Copy out every line of the records where the string "pixels" occurs.

** PROVIDED RECORDS **
★ ★ ★ ★ ★ ★ ★

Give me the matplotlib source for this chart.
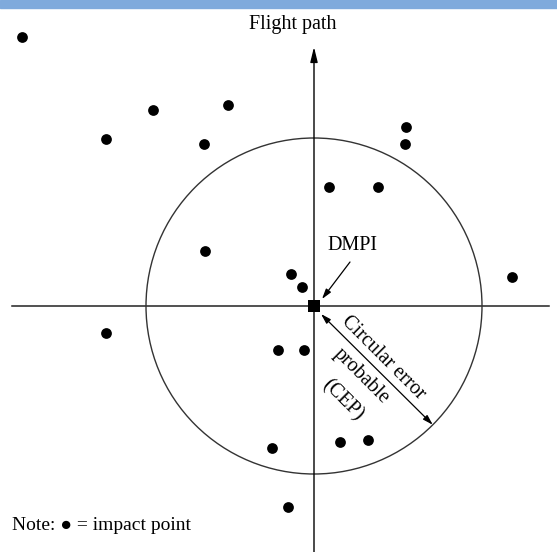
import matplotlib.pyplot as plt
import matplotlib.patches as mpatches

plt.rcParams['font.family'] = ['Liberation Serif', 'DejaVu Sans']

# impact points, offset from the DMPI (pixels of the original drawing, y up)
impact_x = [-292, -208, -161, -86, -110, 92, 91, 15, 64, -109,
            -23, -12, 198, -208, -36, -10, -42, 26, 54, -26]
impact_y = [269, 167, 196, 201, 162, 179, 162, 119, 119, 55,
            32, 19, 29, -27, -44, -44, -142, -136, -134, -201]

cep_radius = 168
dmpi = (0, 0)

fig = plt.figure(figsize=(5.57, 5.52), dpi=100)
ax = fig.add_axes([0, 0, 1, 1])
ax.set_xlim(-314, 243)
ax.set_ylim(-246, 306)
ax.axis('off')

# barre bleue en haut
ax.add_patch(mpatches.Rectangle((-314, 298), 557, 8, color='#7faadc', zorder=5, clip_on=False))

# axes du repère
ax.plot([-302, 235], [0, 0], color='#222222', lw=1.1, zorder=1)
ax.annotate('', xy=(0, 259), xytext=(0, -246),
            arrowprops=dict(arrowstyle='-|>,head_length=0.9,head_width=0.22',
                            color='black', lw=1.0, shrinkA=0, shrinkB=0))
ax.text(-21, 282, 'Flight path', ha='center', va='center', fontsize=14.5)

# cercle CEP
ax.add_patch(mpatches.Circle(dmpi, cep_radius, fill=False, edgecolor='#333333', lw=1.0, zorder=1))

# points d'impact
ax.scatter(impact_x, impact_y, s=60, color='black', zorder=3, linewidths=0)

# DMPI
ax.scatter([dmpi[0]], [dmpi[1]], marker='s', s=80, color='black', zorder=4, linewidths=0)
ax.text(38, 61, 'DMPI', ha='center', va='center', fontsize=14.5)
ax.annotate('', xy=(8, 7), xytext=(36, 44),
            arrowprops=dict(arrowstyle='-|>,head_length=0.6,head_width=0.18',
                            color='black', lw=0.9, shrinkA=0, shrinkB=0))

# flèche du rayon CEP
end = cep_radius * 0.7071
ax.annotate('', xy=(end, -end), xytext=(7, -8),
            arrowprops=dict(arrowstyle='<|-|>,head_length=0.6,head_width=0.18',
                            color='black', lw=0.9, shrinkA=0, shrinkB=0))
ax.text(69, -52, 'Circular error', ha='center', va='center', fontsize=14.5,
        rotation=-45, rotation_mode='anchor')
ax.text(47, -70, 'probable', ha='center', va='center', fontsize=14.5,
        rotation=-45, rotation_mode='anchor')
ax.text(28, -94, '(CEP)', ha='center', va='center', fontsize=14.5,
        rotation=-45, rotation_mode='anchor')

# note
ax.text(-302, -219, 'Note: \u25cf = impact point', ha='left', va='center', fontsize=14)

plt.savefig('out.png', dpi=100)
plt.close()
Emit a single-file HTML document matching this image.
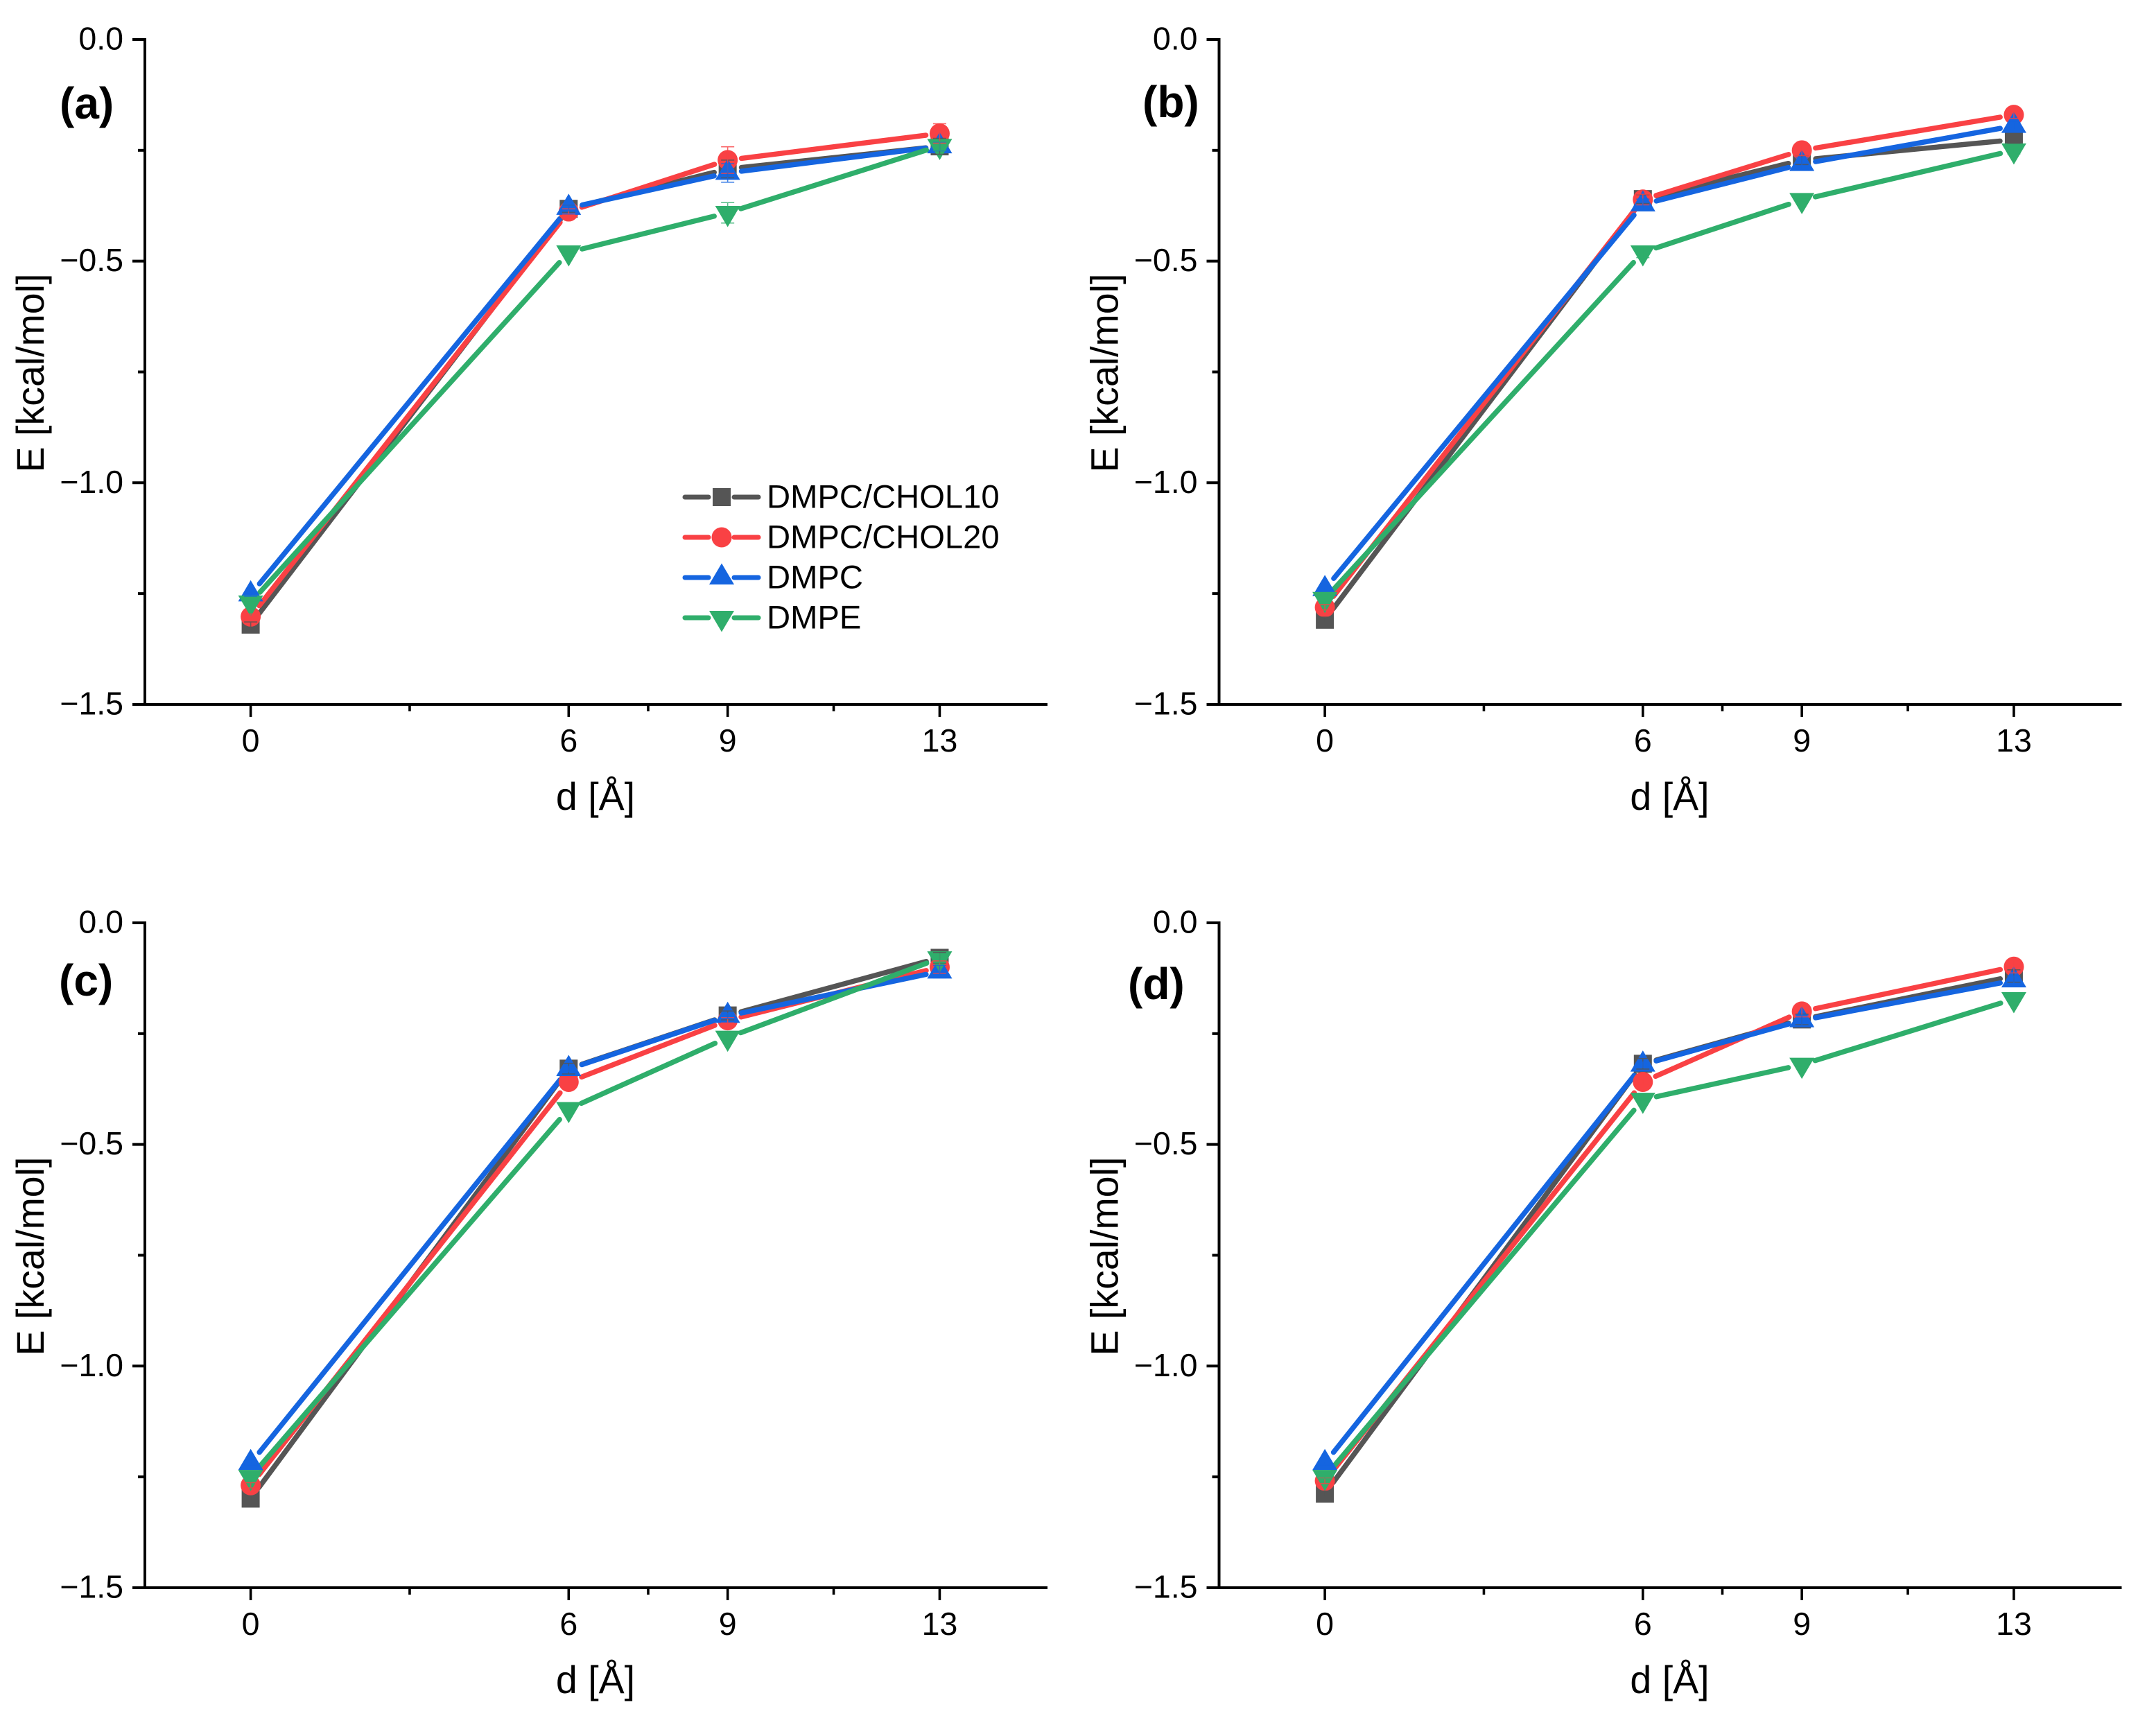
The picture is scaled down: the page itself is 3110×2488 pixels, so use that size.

★ ★ ★ ★ ★ ★ ★

** WRITTEN SOLUTION **
# impact points, offset from the DMPI (pixels of the original drawing, y up)
The picture is scaled down: the page itself is 3110×2488 pixels, so use that size.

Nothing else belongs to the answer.